7. The product of claim 1, further comprising at least one further propellant different from CO2.

8. The product of claim 1, wherein the product is a cosmetic product, a foodstuff, a detergent, a room freshener, spray paint, or a cleaning product.

9. A method for producing the product of claim 1, the method comprising:

introducing at least one propellant precursor into a container;

introducing at least one further component of the product into the container; and

closing the container.

10. The method of claim 9, further comprising:

increasing the pressure in the interior of the container with a propellant different from CO2.

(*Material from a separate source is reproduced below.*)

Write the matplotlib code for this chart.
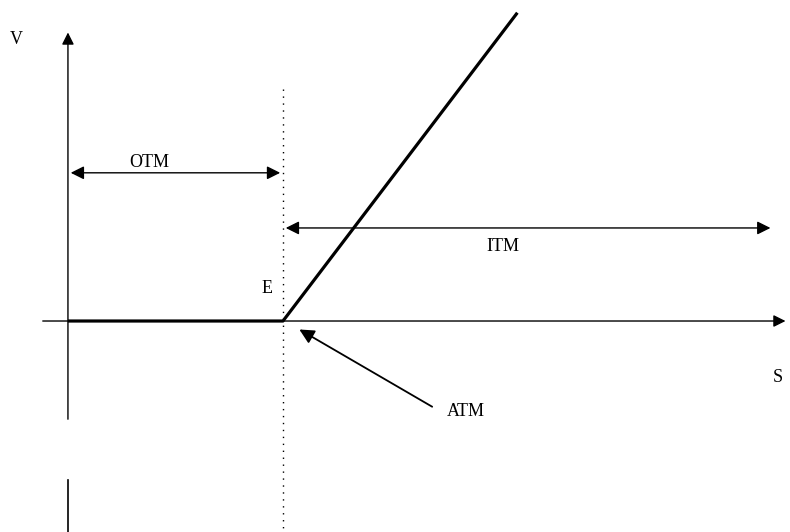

11. Use of the product of claim 1 as a cosmetic product, a foodstuff, a room freshener, spray paint, a detergent, or a cleaning product.

12. The product of claim 1, further comprising at least one active substance.

13. The product of claim 12, wherein the at least one active substance comprises a surfactant or a film-forming polymer.

14. The product of claim 2, wherein the metal is an alkali metal or an alkaline earth metal.

15. The product of claim 7, wherein the at least one further propellant comprises at least one of nitrogen or compressed air.

16. The method of claim 9, further comprising introducing an acid into the container before closing the container.

17. The method of claim 9, wherein the at least one further component comprises a surfactant or a film-forming polymer.

18. The product of claim 1,

further comprising an acid for releasing the CO2 from the propellant precursor,

wherein the acid is selected from the group consisting of alpha hydroxy carboxylic acids, glycolic acid, salicylic acid, hyaluronic acid, ascorbic acid, ferulic acid, citric acid, lactic acid, hydrochloric acid, phosphoric acid, sulfuric acid, nitric acid, carbonic acid, acetic acid, and hydrofluoric acid, and

wherein the at least one propellant precursor is selected from the group consisting of metal hydrogen carbonates.

19. The product of claim 18,

wherein the acid is selected from the group consisting of alpha hydroxy carboxylic acids, glycolic acid, salicylic acid, hyaluronic acid, ascorbic acid, ferulic acid, citric acid, and lactic acid.